* Start *

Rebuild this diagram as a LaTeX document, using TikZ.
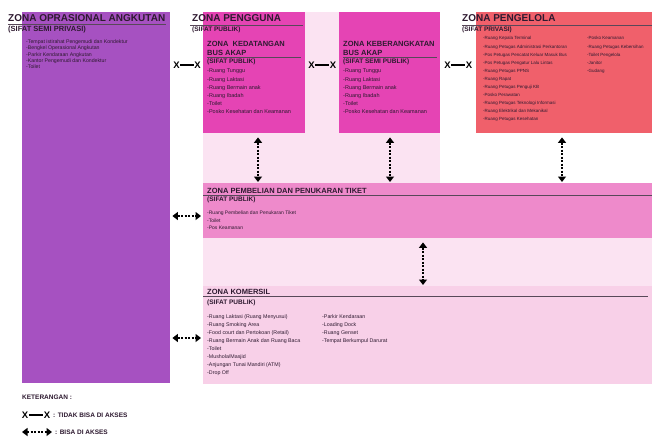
\documentclass[tikz,border=0pt]{standalone}
\usepackage{fontspec}
\setmainfont{Liberation Sans}
\usetikzlibrary{arrows.meta,calc}
\definecolor{purp}{HTML}{A651C1}
\definecolor{mag}{HTML}{E544B4}
\definecolor{lpink}{HTML}{FBE3F2}
\definecolor{salmon}{HTML}{F0606B}
\definecolor{pemb}{HTML}{EE8ACB}
\definecolor{komc}{HTML}{F8D0E8}
\definecolor{ink}{HTML}{2E1A30}
\begin{document}
\begin{tikzpicture}[x=1pt,y=-1pt,
  zone/.style={rectangle, inner sep=0pt, anchor=north west, draw=none},
  ttl/.style={anchor=west, inner sep=0pt, text=ink, font=\fontsize{10}{11}\selectfont\bfseries},
  sttl/.style={anchor=west, inner sep=0pt, text=ink, font=\fontsize{7.5}{9}\selectfont\bfseries},
  sub/.style={anchor=west, inner sep=0pt, text=ink, font=\fontsize{6.5}{7}\selectfont\bfseries},
  lst/.style={anchor=north west, inner sep=0pt, align=left, text=ink},
  uline/.style={draw=ink!80, line width=0.6pt},
  xm/.style={inner sep=0pt, font=\fontsize{9.5}{9.5}\selectfont\bfseries, text=black},
  xline/.style={line width=1.1pt, black, shorten <=0.5pt, shorten >=0.5pt},
  acc/.style={line width=1.4pt, black, dash pattern=on 2.2pt off 1.3pt,
    {Triangle[length=5.5pt,width=8pt]}-{Triangle[length=5.5pt,width=8pt]}},
  leg/.style={anchor=west, inner sep=0pt, text=ink, font=\fontsize{6.5}{7}\selectfont\bfseries}
]
\useasboundingbox[fill=white] (0,0) rectangle (652,436);

% background of Zona Pengguna
\fill[lpink] (203,12) rectangle (440,384);
\fill[lpink] (203,183) rectangle (652,384);

% zones
\node[zone, fill=purp, minimum width=148pt, minimum height=371pt] (opr) at (22,12) {};
\node[zone, fill=mag, minimum width=102pt, minimum height=121pt] (ked) at (203,12) {};
\node[zone, fill=mag, minimum width=101pt, minimum height=121pt] (ber) at (339,12) {};
\node[zone, fill=salmon, minimum width=176pt, minimum height=121pt] (pen) at (476,12) {};
\node[zone, fill=pemb, minimum width=449pt, minimum height=55pt] (pemb) at (203,183) {};
\node[zone, fill=komc, minimum width=449pt, minimum height=98pt] (kom) at (203,286) {};

% Zona Oprasional
\node[ttl] (oprT) at (8,18) {ZONA OPRASIONAL ANGKUTAN};
\draw[uline] (8,24.5) -- (166,24.5);
\node[sttl] (oprS) at (8,30) {(SIFAT SEMI PRIVASI)};
\node[lst, font=\fontsize{5.2}{6.3}\selectfont] (oprL) at (26,39.5) {-Tempat istirahat Pengemudi dan Kondektur\\-Bengkel Operasional Angkutan\\-Parkir Kendaraan Angkutan\\-Kantor Pengemudi dan Kondektur\\-Toilet};

% Zona Pengguna
\node[ttl] (pgT) at (192,18.5) {ZONA PENGGUNA};
\node[sub] (pgS) at (192,29.5) {(SIFAT PUBLIK)};
\draw[uline] (190,25) -- (303,25);

% Kedatangan
\node[sttl] (kedT1) at (207,43.5) {ZONA\ \ KEDATANGAN};
\node[sttl] (kedT2) at (207,52.5) {BUS AKAP};
\draw[uline] (207,57.5) -- (301,57.5);
\node[sub] (kedS) at (207,62) {(SIFAT PUBLIK)};
\node[lst, font=\fontsize{5.5}{8.1}\selectfont] (kedL) at (207,69) {-Ruang Tunggu\\-Ruang Laktasi\\-Ruang Bermain anak\\-Ruang Ibadah\\-Toilet\\-Posko Kesehatan dan Keamanan};

% Keberangkatan
\node[sttl] (berT1) at (343,43.5) {ZONA KEBERANGKATAN};
\node[sttl] (berT2) at (343,52.5) {BUS AKAP};
\draw[uline] (343,57.5) -- (437,57.5);
\node[sub] (berS) at (343,62) {(SIFAT SEMI PUBLIK)};
\node[lst, font=\fontsize{5.5}{8.1}\selectfont] (berL) at (343,69) {-Ruang Tunggu\\-Ruang Laktasi\\-Ruang Bermain anak\\-Ruang Ibadah\\-Toilet\\-Posko Kesehatan dan Keamanan};

% Pengelola
\node[ttl] (penT) at (462,18.5) {ZONA PENGELOLA};
\draw[uline] (462,25) -- (652,25);
\node[sub] (penS) at (462,29.5) {(SIFAT PRIVASI)};
\node[lst, font=\fontsize{4.5}{8.1}\selectfont] (penL1) at (483,36.5) {-Ruang Kepala Terminal\\-Ruang Petugas Administrasi Perkantoran\\-Pos Petugas Pencatat Keluar Masuk Bus\\-Pos Petugas Pengatur Lalu Lintas\\-Ruang Petugas PPNS\\-Ruang Rapat\\-Ruang Petugas Penguji KB\\-Posko Perawatan\\-Ruang Petugas Teknologi Informasi\\-Ruang Elektrikal dan Mekanikal\\-Ruang Petugas Kesehatan};
\node[lst, font=\fontsize{4.5}{8.1}\selectfont] (penL2) at (587,36.5) {-Posko Keamanan\\-Ruang Petugas Kebersihan\\-Toilet Pengelola\\-Janitor\\-Gudang};

% Pembelian
\node[sttl] (pembT) at (207,190.5) {ZONA PEMBELIAN DAN PENUKARAN TIKET};
\draw[uline] (203,195.5) -- (652,195.5);
\node[sub] (pembS) at (207,200) {(SIFAT PUBLIK)};
\node[lst, font=\fontsize{5}{7.2}\selectfont] (pembL) at (207,211) {-Ruang Pembelian dan Penukaran Tiket\\-Toilet\\-Pos Keamanan};

% Komersil
\node[sttl] (komT) at (207,292) {ZONA KOMERSIL};
\draw[uline] (203,296) -- (648,296);
\node[sub] (komS) at (207,303) {(SIFAT PUBLIK)};
\node[lst, font=\fontsize{5.3}{8}\selectfont] (komL1) at (207,314.5) {-Ruang Laktasi (Ruang Menyusui)\\-Ruang Smoking Area\\-Food court dan Pertokoan (Retail)\\-Ruang Bermain Anak dan Ruang Baca\\-Toilet\\-Mushola/Masjid\\-Anjungan Tunai Mandiri (ATM)\\-Drop Off};
\node[lst, font=\fontsize{5.3}{8}\selectfont] (komL2) at (322,314.5) {-Parkir Kendaraan\\-Loading Dock\\-Ruang Genset\\-Tempat Berkumpul Darurat};

% not accessible
\node[xm] (xa1) at (176.5,65) {X};
\node[xm] (xa2) at (197.5,65) {X};
\draw[xline] (xa1) -- (xa2);
\node[xm] (xb1) at (311.5,65) {X};
\node[xm] (xb2) at (333,65) {X};
\draw[xline] (xb1) -- (xb2);
\node[xm] (xc1) at (447.5,65) {X};
\node[xm] (xc2) at (469,65) {X};
\draw[xline] (xc1) -- (xc2);

% accessible
\coordinate (v1) at (258,0);
\coordinate (v2) at (390,0);
\coordinate (v3) at (562,0);
\coordinate (v4) at (423,0);
\draw[acc, shorten >=1pt, shorten <=4pt] (v1 |- ked.south) -- (v1 |- pemb.north);
\draw[acc, shorten >=1pt, shorten <=4pt] (v2 |- ber.south) -- (v2 |- pemb.north);
\draw[acc, shorten >=1pt, shorten <=4pt] (v3 |- pen.south) -- (v3 |- pemb.north);
\draw[acc, shorten >=1pt, shorten <=4pt] (v4 |- pemb.south) -- (v4 |- kom.north);
\coordinate (h1) at (0,216);
\coordinate (h2) at (0,338);
\draw[acc, shorten >=2pt, shorten <=2pt] (h1 -| opr.east) -- (h1 -| pemb.west);
\draw[acc, shorten >=2pt, shorten <=2pt] (h2 -| opr.east) -- (h2 -| kom.west);

% legend
\node[leg] (kt) at (22,397) {KETERANGAN :};
\node[xm] (lx1) at (25,415) {X};
\node[xm] (lx2) at (47,415) {X};
\draw[xline] (lx1) -- (lx2);
\node[leg] (lt1) at (53,415.5) {: TIDAK BISA DI AKSES};
\coordinate (la1) at (22,432);
\coordinate (la2) at (52,432);
\draw[acc] (la1) -- (la2);
\node[leg] (lt2) at (55,432.5) {: BISA DI AKSES};
\end{tikzpicture}
\end{document}
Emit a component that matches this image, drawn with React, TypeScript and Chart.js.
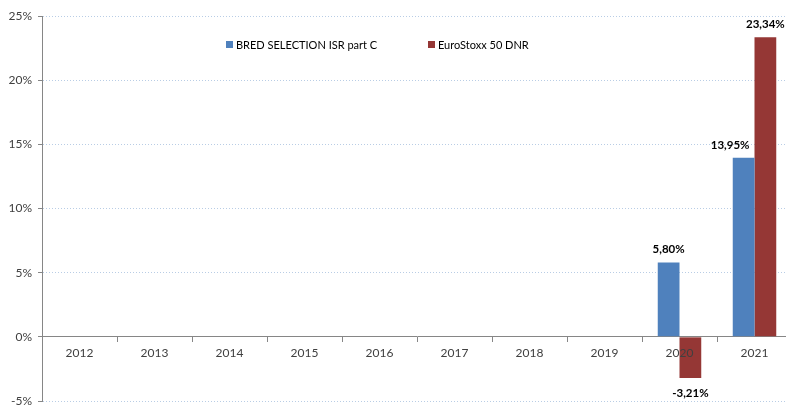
import React, { useEffect, useRef } from "react";
import { Chart, registerables } from "chart.js";

Chart.register(...registerables);

const categories = ["2012", "2013", "2014", "2015", "2016", "2017", "2018", "2019", "2020", "2021"];
const bredValues: (number | null)[] = [null, null, null, null, null, null, null, null, 5.8, 13.95];
const euroValues: (number | null)[] = [null, null, null, null, null, null, null, null, -3.21, 23.34];
const seriesNames = ["BRED SELECTION ISR part C", "EuroStoxx 50 DNR"];
const yTicks = [-5, 0, 5, 10, 15, 20, 25];

const BLUE = "#4F81BD";
const RED = "#953735";
const FONT = "Lato, 'Liberation Sans', sans-serif";

const fmt = (v: number) => v.toFixed(2).replace(".", ",") + "%";

const dataLabelPlugin = {
  id: "dataLabels",
  afterDraw(chart: any) {
    const ctx = chart.ctx;
    ctx.save();
    ctx.font = `bold 11.5px ${FONT}`;
    ctx.fillStyle = "#000";
    ctx.textBaseline = "middle";
    const n = chart.data.datasets.length;
    chart.data.datasets.forEach((ds: any, i: number) => {
      const meta = chart.getDatasetMeta(i);
      meta.data.forEach((el: any, j: number) => {
        const v = ds.data[j];
        if (v === null || v === undefined) return;
        const y = v >= 0 ? el.y - 13 : el.y + 15;
        let x = el.x;
        ctx.textAlign = "center";
        // avoid overlapping a taller neighbouring bar on the right
        if (i < n - 1 && v >= 0) {
          const next = chart.getDatasetMeta(i + 1).data[j];
          const nv = chart.data.datasets[i + 1].data[j];
          if (next && nv !== null && nv !== undefined && next.y < y + 6) {
            const w = ctx.measureText(fmt(v)).width;
            if (el.x + w / 2 > next.x - next.width / 2) {
              ctx.textAlign = "right";
              x = el.x + el.width / 2 - 5;
            }
          }
        }
        ctx.fillText(fmt(v), x, y);
      });
    });
    ctx.restore();
  },
};

const legendPlugin = {
  id: "customLegend",
  afterDraw(chart: any) {
    const ctx = chart.ctx;
    const positions = [226, 428];
    const y = 45;
    ctx.save();
    ctx.font = `11px ${FONT}`;
    ctx.textBaseline = "middle";
    ctx.textAlign = "left";
    chart.data.datasets.forEach((ds: any, i: number) => {
      const x = positions[i];
      ctx.fillStyle = ds.backgroundColor;
      ctx.fillRect(x, y - 4, 7, 7);
      ctx.fillStyle = "#000";
      ctx.fillText(ds.label, x + 10, y);
    });
    ctx.restore();
  },
};

export default function App() {
  const ref = useRef<HTMLCanvasElement>(null);
  useEffect(() => {
    document.documentElement.style.overflow = "hidden";
    document.body.style.overflow = "hidden";
    const chart = new Chart(ref.current!, {
      type: "bar",
      data: {
        labels: categories,
        datasets: [
          { label: seriesNames[0], data: bredValues, backgroundColor: BLUE },
          { label: seriesNames[1], data: euroValues, backgroundColor: RED },
        ],
      },
      plugins: [dataLabelPlugin, legendPlugin],
      options: {
        animation: false,
        responsive: false,
        maintainAspectRatio: false,
        layout: { padding: { top: 16, bottom: 5, left: 0, right: 0 } },
        datasets: { bar: { categoryPercentage: 0.58, barPercentage: 1 } },
        plugins: { legend: { display: false }, tooltip: { enabled: false } },
        scales: {
          x: {
            position: { y: 0 } as any,
            grid: {
              offset: true,
              drawOnChartArea: false,
              drawTicks: true,
              tickLength: 5,
              tickColor: "#868686",
            },
            border: { display: true, color: "#868686", width: 1 },
            ticks: { color: "#404040", font: { family: FONT, size: 12 }, padding: 4, z: 1 } as any,
          },
          y: {
            min: -5,
            max: 25,
            afterBuildTicks(scale: any) {
              scale.ticks = yTicks.map((v) => ({ value: v }));
            },
            afterFit(scale: any) {
              scale.width = 42;
              scale.paddingTop = 0;
              scale.paddingBottom = 0;
            },
            grid: {
              color: (c: any) => (c.tick && c.tick.value === 0 ? "rgba(0,0,0,0)" : "#b9cde5"),
              tickColor: "#868686",
              tickLength: 4,
              tickBorderDash: [],
            },
            border: { display: true, color: "#868686", dash: [1, 2] },
            ticks: {
              color: "#404040",
              font: { family: FONT, size: 12 },
              padding: 6,
              callback: (v: any) => v + "%",
            },
          },
        },
      },
    });
    return () => chart.destroy();
  }, []);
  return (
    <div style={{ position: "fixed", left: 0, top: 0, width: 792, height: 406 }}>
      <canvas ref={ref} width={792} height={406} style={{ width: 792, height: 406 }} />
    </div>
  );
}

* End *

WHAT THE TASK ASKS:
Gather from the data above every line with the string "this".

RESULT OF THE EXERCISE:
Rebuild this diagram as a LaTeX document, using TikZ.
Emit a component that matches this image, drawn with React, TypeScript and Chart.js.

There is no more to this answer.